A Field Guide to Antique, Vintage & Pre-Loved
There are three kinds of pieces you’ll find in the Maison, and it is genuinely worth understanding the difference. Not because the rules matter for their own sake — but because once you know them, every shop, every auction, every drawer at your grandmother’s house begins to read like an open book.
Antique
An antique is, by international convention, an object that is at least one hundred years old. That is the rule customs officials use, the rule auction houses use, and the rule we use here.
But age alone does not make something an antique in the truest sense. What separates a real antique from an old object is provenance — its known history. A hallmark on the underside of a silver spoon. A maker’s stamp on a porcelain plate. A registry number on a piece of crystal. A line of ownership traceable back through estates and dealers and saleroom catalogues.
The antique pieces in the Maison have been sourced from dealers we know personally, from European auction houses, and occasionally from private collections — places where provenance is documented and condition is honestly disclosed. When we know the maker, the year, or the workshop, we say so. When we don’t, we say that too.

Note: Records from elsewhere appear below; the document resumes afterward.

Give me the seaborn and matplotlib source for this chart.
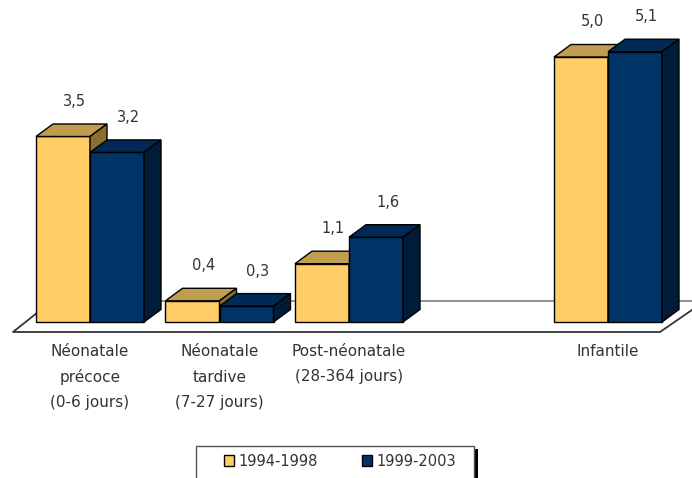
import numpy as np
import pandas as pd
import matplotlib
matplotlib.use("Agg")
import matplotlib.pyplot as plt
from matplotlib.patches import Polygon, Rectangle, Patch
import seaborn as sns

# --- data -------------------------------------------------------------
categories = ["Néonatale\nprécoce\n(0-6 jours)",
              "Néonatale\ntardive\n(7-27 jours)",
              "Post-néonatale\n(28-364 jours)",
              "Infantile"]
periods = ["1994-1998", "1999-2003"]
values_1994_1998 = [3.5, 0.4, 1.1, 5.0]
values_1999_2003 = [3.2, 0.3, 1.6, 5.1]
value_labels_1994_1998 = ["3,5", "0,4", "1,1", "5,0"]
value_labels_1999_2003 = ["3,2", "0,3", "1,6", "5,1"]

# an empty slot separates the partial periods from the whole first year
order = categories[:3] + [" "] + categories[3:]

df = pd.DataFrame({
    "categorie": categories * 2,
    "periode": [periods[0]] * 4 + [periods[1]] * 4,
    "valeur": values_1994_1998 + values_1999_2003,
})

front = {"1994-1998": "#FFCC66", "1999-2003": "#003366"}
top = {"1994-1998": "#C19D50", "1999-2003": "#002A55"}
side = {"1994-1998": "#8C6E32", "1999-2003": "#001C38"}
text_color = "#333333"

W, H = 692, 478
sns.set_theme(style="white")
plt.rcParams["font.family"] = ["DejaVu Sans"]
fig = plt.figure(figsize=(W / 100, H / 100), dpi=100)
ax = fig.add_axes([0, 0, 1, 1])

sns.barplot(data=df, x="categorie", y="valeur", hue="periode",
            order=order, hue_order=periods, palette=front, saturation=1,
            width=0.834, gap=0, edgecolor="black", linewidth=1,
            legend=False, ax=ax, zorder=2)
ax.set_axis_off()

# pixel layout: slot 0 centre at x=90, 129.5 px per slot; baseline 156 px
# from the bottom, 53 px per unit
ax.set_xlim(-90 / 129.5, (W - 90) / 129.5)
ax.set_ylim(-156 / 53, (H - 156) / 53)

to_disp = ax.transData.transform
to_data = ax.transData.inverted().transform
DX, DY = 17, 12.5  # depth of the 3-D boxes, in pixels


def shifted(pts, shifts):
    d = to_disp(np.array(pts))
    d = d + np.array(shifts)
    return to_data(d)


def px(x, y_top):
    return to_data([[x, H - y_top]])[0]


# --- floor ------------------------------------------------------------
floor_front_l, floor_front_r = px(13, 332), px(660, 332)
floor_back_l, floor_back_r = px(52, 301), px(705, 301)
ax.plot([floor_back_l[0], floor_back_r[0]], [floor_back_l[1], floor_back_r[1]],
        color="#8A8A8A", lw=1.3, zorder=0.5)
ax.plot([floor_back_l[0], floor_front_l[0], floor_front_r[0], floor_back_r[0]],
        [floor_back_l[1], floor_front_l[1], floor_front_r[1], floor_back_r[1]],
        color="#333333", lw=1.3, zorder=0.6)

# --- 3-D faces and value labels ----------------------------------------
label_sets = [value_labels_1994_1998, value_labels_1999_2003]
value_sets = [values_1994_1998, values_1999_2003]
for k, (period, cont) in enumerate(zip(periods, ax.containers)):
    z = 2 + k
    bars = [b for b in cont.patches if np.isfinite(b.get_height()) and b.get_height() > 0]
    for i, bar in enumerate(bars):
        bar.set_zorder(z)
        x0, y0 = bar.get_x(), bar.get_y()
        x1, y1 = x0 + bar.get_width(), y0 + bar.get_height()
        top_face = shifted([[x0, y1], [x1, y1], [x1, y1], [x0, y1]],
                           [[0, 0], [0, 0], [DX, DY], [DX, DY]])
        side_face = shifted([[x1, y0], [x1, y1], [x1, y1], [x1, y0]],
                            [[0, 0], [0, 0], [DX, DY], [DX, DY]])
        ax.add_patch(Polygon(top_face, closed=True, facecolor=top[period],
                             edgecolor="black", lw=1, zorder=z + 0.1))
        ax.add_patch(Polygon(side_face, closed=True, facecolor=side[period],
                             edgecolor="black", lw=1, zorder=z + 0.1))
        v = value_sets[k][i]
        lx = (x0 + x1) / 2
        pos = to_data(to_disp([[lx, v]]) + np.array([[DX / 2 + 3, 35]]))[0]
        ax.text(pos[0], pos[1], label_sets[k][i], ha="center", va="center",
                fontsize=10.5, color=text_color, zorder=6)

# --- category labels ---------------------------------------------------
for cat in categories:
    xpos = order.index(cat)
    for j, line in enumerate(cat.split("\n")):
        yp = px(0, 352 + 25 * j)[1]
        ax.text(xpos, yp, line, ha="center", va="center", fontsize=11,
                color=text_color)

# --- legend --------------------------------------------------------------
fig.add_artist(Rectangle((474 / W, 0), 4 / W, (H - 449) / H,
                         transform=fig.transFigure, facecolor="black",
                         edgecolor="none", zorder=1))
fig.add_artist(Rectangle((196 / W, -0.05), (474 - 196) / W, 0.05 + (H - 446) / H,
                         transform=fig.transFigure, facecolor="white",
                         edgecolor="#555555", lw=1, zorder=2))
handles = [Patch(facecolor=front[p], edgecolor="black", lw=1) for p in periods]
leg = fig.legend(handles, periods, loc="center left",
                 bbox_to_anchor=(224 / W, 1 - 461 / H), ncol=2, frameon=False,
                 handlelength=0.7, handleheight=0.7, handletextpad=0.3,
                 columnspacing=3.0, fontsize=10.5, borderpad=0, borderaxespad=0)
for t in leg.get_texts():
    t.set_color(text_color)
leg.set_zorder(3)

fig.savefig("out.png", dpi=100)
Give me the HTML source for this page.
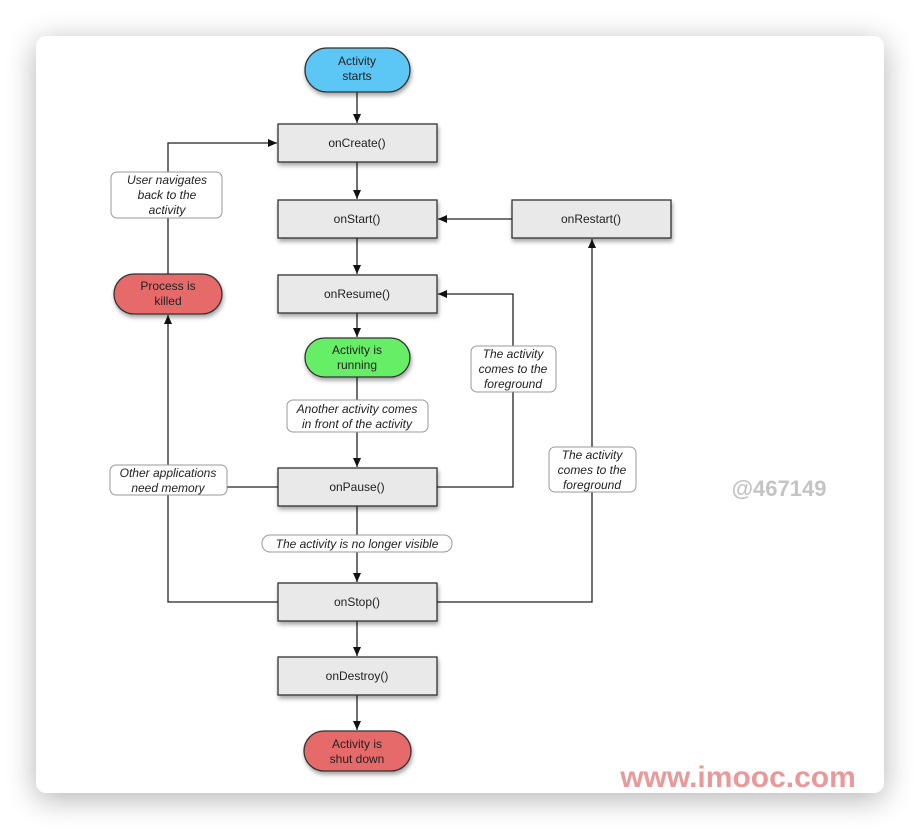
<!DOCTYPE html>
<html><head><meta charset="utf-8"><style>
html,body{margin:0;padding:0;background:#fff;}
body{width:920px;height:830px;position:relative;overflow:hidden;font-family:"Liberation Sans",sans-serif;}
.card{position:absolute;left:36px;top:36px;width:848px;height:757px;background:#fff;border-radius:10px;box-shadow:0 6px 30px rgba(0,0,0,0.3);}
svg{position:absolute;left:0;top:0;}
</style></head><body>
<div class="card"></div>
<svg width="920" height="830" viewBox="0 0 920 830" xmlns="http://www.w3.org/2000/svg" font-family="Liberation Sans, sans-serif">
<defs>
<marker id="a" markerWidth="10" markerHeight="10" refX="9" refY="5" orient="auto" markerUnits="userSpaceOnUse"><path d="M0,1 L9,5 L0,9 z" fill="#111"/></marker>
<filter id="s" x="-20%" y="-20%" width="140%" height="160%"><feDropShadow dx="1" dy="3" stdDeviation="2" flood-color="#000" flood-opacity="0.35"/></filter>
</defs>
<g stroke="#222" stroke-width="1.3" fill="none">
<line x1="357" y1="92" x2="357" y2="123" marker-end="url(#a)"/>
<line x1="357" y1="162" x2="357" y2="199" marker-end="url(#a)"/>
<line x1="357" y1="238" x2="357" y2="274" marker-end="url(#a)"/>
<line x1="357" y1="313" x2="357" y2="337" marker-end="url(#a)"/>
<line x1="357" y1="377" x2="357" y2="467" marker-end="url(#a)"/>
<line x1="357" y1="506" x2="357" y2="582" marker-end="url(#a)"/>
<line x1="357" y1="621" x2="357" y2="656" marker-end="url(#a)"/>
<line x1="357" y1="695" x2="357" y2="730" marker-end="url(#a)"/>
<line x1="512" y1="219" x2="438" y2="219" marker-end="url(#a)"/>
<polyline points="437,487 513,487 513,294 438,294" marker-end="url(#a)"/>
<polyline points="437,602 592,602 592,239" marker-end="url(#a)"/>
<polyline points="278,602 168,602 168,315" marker-end="url(#a)"/>
<polyline points="168,274 168,143 277,143" marker-end="url(#a)"/>
<line x1="227" y1="487" x2="278" y2="487"/>
</g>
<g filter="url(#s)" stroke="#333" stroke-width="1.3">
<rect x="305" y="48" width="105" height="44" rx="22" fill="#5cc6f4"/>
<rect x="305" y="338" width="105" height="39" rx="19.5" fill="#66ee66"/>
<rect x="304" y="731" width="107" height="40" rx="20" fill="#e76b6b"/>
<rect x="114" y="274" width="108" height="40" rx="20" fill="#e76b6b"/>
<rect x="278" y="124" width="159" height="38" fill="#e9e9e9"/>
<rect x="278" y="200" width="159" height="38" fill="#e9e9e9"/>
<rect x="512" y="200" width="159" height="38" fill="#e9e9e9"/>
<rect x="278" y="275" width="159" height="38" fill="#e9e9e9"/>
<rect x="278" y="468" width="159" height="38" fill="#e9e9e9"/>
<rect x="278" y="583" width="159" height="38" fill="#e9e9e9"/>
<rect x="278" y="657" width="159" height="38" fill="#e9e9e9"/>
</g>
<g stroke="#999" stroke-width="1" fill="#fff">
<rect x="111" y="172" width="111" height="46" rx="6"/>
<rect x="110" y="465" width="117" height="30" rx="6"/>
<rect x="287" y="400" width="141" height="32" rx="6"/>
<rect x="262" y="535" width="190" height="17" rx="8"/>
<rect x="471" y="346" width="85" height="46" rx="6"/>
<rect x="549" y="447" width="87" height="45" rx="6"/>
</g>
<g font-size="12" fill="#222" text-anchor="middle">
<text x="357" y="65">Activity</text><text x="357" y="80">starts</text>
<text x="357" y="354">Activity is</text><text x="357" y="369">running</text>
<text x="357" y="748">Activity is</text><text x="357" y="763">shut down</text>
<text x="168" y="290">Process is</text><text x="168" y="305">killed</text>
<text x="357" y="147">onCreate()</text>
<text x="357" y="223">onStart()</text>
<text x="591" y="223">onRestart()</text>
<text x="357" y="298">onResume()</text>
<text x="357" y="491">onPause()</text>
<text x="357" y="606">onStop()</text>
<text x="357" y="680">onDestroy()</text>
</g>
<g font-size="12" font-style="italic" fill="#222" text-anchor="middle">
<text x="167" y="184">User navigates</text><text x="167" y="199">back to the</text><text x="167" y="214">activity</text>
<text x="168" y="477">Other applications</text><text x="168" y="492">need memory</text>
<text x="357" y="413">Another activity comes</text><text x="357" y="428">in front of the activity</text>
<text x="357" y="548">The activity is no longer visible</text>
<text x="513" y="358">The activity</text><text x="513" y="373">comes to the</text><text x="513" y="388">foreground</text>
<text x="592" y="459">The activity</text><text x="592" y="474">comes to the</text><text x="592" y="489">foreground</text>
</g>
<text x="779" y="496" font-size="22" font-weight="bold" fill="#c4c4c4" text-anchor="middle">@467149</text>
<text x="738" y="787" font-size="30" font-weight="bold" fill="#e89a9a" text-anchor="middle">www.imooc.com</text>
</svg>
</body></html>
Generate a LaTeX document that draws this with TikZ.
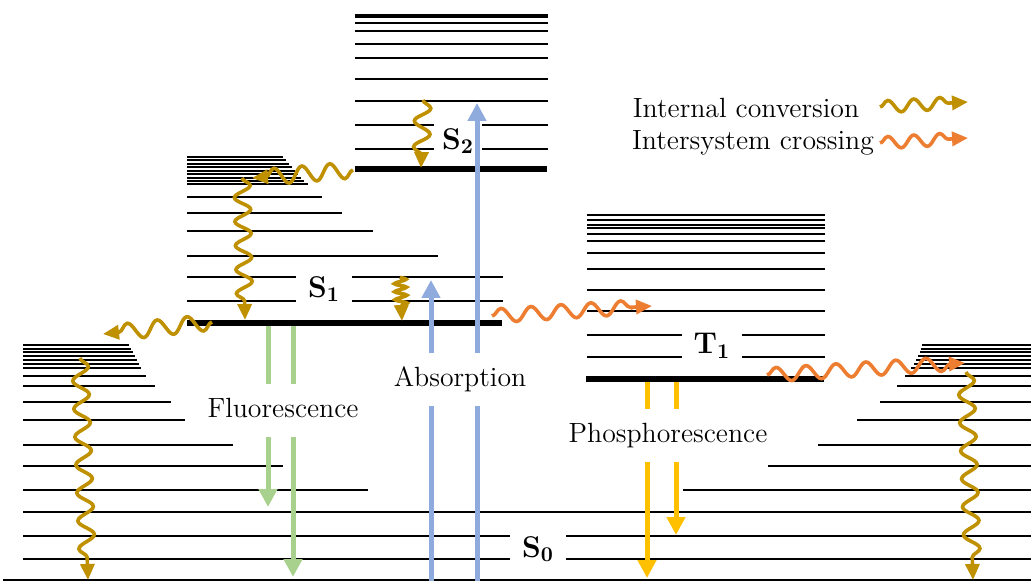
\documentclass[tikz,border=0pt]{standalone}
\usepackage{tikz}
\usetikzlibrary{arrows.meta,decorations.pathmorphing}
\definecolor{icgold}{RGB}{191,144,0}
\definecolor{iscorange}{RGB}{237,125,49}
\definecolor{absblue}{RGB}{143,170,220}
\definecolor{flgreen}{RGB}{169,209,142}
\definecolor{phyellow}{RGB}{255,192,0}

\begin{document}
\begin{tikzpicture}[x=0.5pt, y=-0.5pt,
    vibline/.style={line width=1pt},
    groundline/.style={line width=3pt},
    statelbl/.style={fill=white, font=\bfseries\fontsize{15}{17}\selectfont, inner xsep=6pt, inner ysep=5pt},
    proclbl/.style={fill=white, font=\fontsize{13.9}{16}\selectfont, text height=9.5pt, text depth=3pt, inner xsep=2pt, inner ysep=7pt},
    legendlbl/.style={font=\fontsize{13.9}{16}\selectfont, inner sep=0pt},
    wavy/.style={line width=1.8pt, decorate, decoration={snake, amplitude=4pt, segment length=12pt, post length=6pt}, -{Triangle[length=8pt,width=7pt]}},
    icarrow/.style={wavy, draw=icgold},
    iscarrow/.style={wavy, draw=iscorange, decoration={amplitude=3.5pt, segment length=15pt}},
    radarrow/.style={line width=2.5pt, -{Triangle[length=9pt,width=9pt]}}]
\useasboundingbox (0,0) rectangle (1031,581);

% S0 ground state well
\foreach \y/\l/\r in {345.5/129/922, 349/131/921, 352.5/133/920, 356/135/918, 360/137/916,
    364/139/914, 368.5/141/911, 375.7/146/905, 386/155/897, 401.7/171/880, 420.3/185/857,
    445/233/818, 466/283/768, 490.3/368/683} {
  \draw[vibline] (23,\y) -- (\l,\y);
  \draw[vibline] (\r,\y) -- (1031,\y);
}
\foreach \y in {511.7, 535.7, 559.3}
  \draw[vibline] (23,\y) -- (1031,\y);
\draw[vibline] (3,579.5) -- (1031,579.5);

% S1 well
\foreach \y/\r in {156.7/283, 160.5/286, 164/289, 167.5/292, 171/295, 174.5/298, 178/301,
    181/304, 184/308, 196.7/322, 212.7/342, 231/373, 255.7/438, 276.7/503, 300.7/503}
  \draw[vibline] (187,\y) -- (\r,\y);
\draw[groundline] (187,323.3) -- (502,323.3);

% S2 well
\foreach \y in {15, 17.3, 23.3, 31, 44.3, 58.3, 79.3, 100.7, 125, 148.7}
  \draw[vibline] (355,\y) -- (548,\y);
\draw[groundline] (355,169) -- (547,169);

% T1 well
\foreach \y in {214.7, 220.3, 225, 228, 234, 241.5, 252.7, 268.7, 290, 311, 335.3, 356.7}
  \draw[vibline] (587,\y) -- (825,\y);
\draw[groundline] (586,379.3) -- (824,379.3);

% state labels
\node[statelbl] (s0) at (538,549) {S\textsubscript{0}};
\node[statelbl] (s1) at (324,289) {S\textsubscript{1}};
\node[statelbl, inner xsep=4pt] (s2) at (458,141) {S\textsubscript{2}};
\node[statelbl] (t1) at (712,346) {T\textsubscript{1}};

% radiative transitions
\coordinate (ab1s) at (431,581);  \coordinate (ab1e) at (431,280);
\coordinate (ab2s) at (477,581);  \coordinate (ab2e) at (477,103);
\coordinate (fl1s) at (268,326);  \coordinate (fl1e) at (268,507);
\coordinate (fl2s) at (293,326);  \coordinate (fl2e) at (293,577);
\coordinate (ph1s) at (647,382);  \coordinate (ph1e) at (647,578);
\coordinate (ph2s) at (676,382);  \coordinate (ph2e) at (676,535);
\draw[radarrow, absblue] (ab1s) -- (ab1e);
\draw[radarrow, absblue] (ab2s) -- (ab2e);
\draw[radarrow, flgreen] (fl1s) -- (fl1e);
\draw[radarrow, flgreen] (fl2s) -- (fl2e);
\draw[radarrow, phyellow] (ph1s) -- (ph1e);
\draw[radarrow, phyellow] (ph2s) -- (ph2e);

\node[proclbl] (abs) at (460,380) {Absorption};
\node[proclbl] (fluo) at (283,411) {Fluorescence};
\node[proclbl] (phos) at (668,436) {Phosphorescence};

% non-radiative transitions
\coordinate (ic1s) at (423,100);  \coordinate (ic1e) at (421,168);
\coordinate (ic2s) at (353,170);  \coordinate (ic2e) at (252,178);
\coordinate (ic3s) at (242,178);  \coordinate (ic3e) at (245,320);
\coordinate (ic4s) at (400,277);  \coordinate (ic4e) at (402,321);
\coordinate (ic5s) at (212,322);  \coordinate (ic5e) at (103,334);
\coordinate (ic6s) at (80,358);   \coordinate (ic6e) at (88,580);
\coordinate (ic7s) at (966,372);  \coordinate (ic7e) at (973,580);
\coordinate (isc1s) at (492,316); \coordinate (isc1e) at (652,306);
\coordinate (isc2s) at (767,375); \coordinate (isc2e) at (965,363);
\draw[icarrow, decoration={segment length=13pt}] (ic1s) -- (ic1e);
\draw[icarrow, decoration={segment length=14pt}] (ic2s) -- (ic2e);
\draw[icarrow] (ic3s) -- (ic3e);
\draw[icarrow, decoration={segment length=4pt, amplitude=3pt}] (ic4s) -- (ic4e);
\draw[icarrow, decoration={segment length=15pt}] (ic5s) -- (ic5e);
\draw[icarrow, decoration={segment length=14pt}] (ic6s) -- (ic6e);
\draw[icarrow, decoration={segment length=14pt}] (ic7s) -- (ic7e);
\draw[iscarrow] (isc1s) -- (isc1e);
\draw[iscarrow] (isc2s) -- (isc2e);

% legend
\node[legendlbl] (icleg) at (746,108) {Internal conversion};
\node[legendlbl] (iscleg) at (753,143) {Intersystem crossing};
\coordinate (iclegs) at (880,107);  \coordinate (iclege) at (968,102);
\coordinate (isclegs) at (880,143); \coordinate (isclege) at (968,138);
\draw[icarrow, decoration={segment length=13pt, amplitude=3pt}] (iclegs) -- (iclege);
\draw[iscarrow, decoration={segment length=13pt, amplitude=3pt}] (isclegs) -- (isclege);
\end{tikzpicture}
\end{document}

Antique pieces are priced accordingly. They are also, almost always, the only one of their kind we will ever have.
Vintage
Vintage is the more flexible word — generally accepted to mean between twenty and one hundred years old. That covers a great deal of beautiful ground: Art Deco glassware, mid-century crystal, 1960s costume jewels, 1970s ceramics, 1980s silk scarves. Anything from your grandmother’s wedding china to a Lalique vase you found in a Marseille shop in the 1970s.
Vintage pieces are sourced differently from antiques. They tend to come from estate sales, country fairs, dusty shops on side streets, and the kind of family clearances where someone is finally letting go of a beautiful thing because no one in the next generation has space for it. Sometimes we find them ourselves on slow Saturday mornings. Sometimes a dealer calls because something has come in that we’d love.
Vintage rarely has the formal provenance of an antique — but it often has something just as valuable: a story, a maker’s mark from a known era, or the unmistakable craftsmanship of a decade that knew how to make beautiful things. And like antiques, every vintage piece is one-of-a-kind. When it’s gone, it’s gone.
Pre-Loved
Pre-loved is the youngest of the three — pieces that are less than twenty years old, but were beautiful enough the first time around to deserve a second life. A 2010 Hermès scarf in pristine condition. A barely-worn Chanel cuff. A hand-painted ceramic vase from a small atelier that has since closed. A leather-bound journal that someone bought, never used, and tucked away.
Most pre-loved pieces in the Maison come from auction houses in London and Paris — Christie’s, Bonhams, Drouot, Tajan, and the smaller houses that specialise in deceased estates and private consignments. Occasionally they come from trusted resellers and luxury consignment specialists who authenticate before listing.
Pre-loved pieces are not quite antiques, not quite vintage, but they are absolutely not second-hand. They have been authenticated, gently cleaned where appropriate, and chosen because they were beautiful then and remain beautiful now.
How to think about it
If a piece tells you about the world it came from — it is antique.
If a piece tells you about a particular era you can almost touch — it is vintage.
If a piece tells you about a beautiful thing that simply deserves another home — it is pre-loved.
All three live in the Maison. All three are chosen with the same care. The only difference is the kind of story they bring with them — and the price reflects which kind of story it is.
A small final note
Knowing the difference is not snobbery. It is literacy. The most beautifully educated women in any room are the ones who can pick up a fork, turn it over, glance at the hallmark, and tell you whether it is George III or Edwardian or Italian silver from the 1950s — and find each of them equally lovely, for entirely different reasons.
We hope this little page becomes the start of that kind of looking, for you.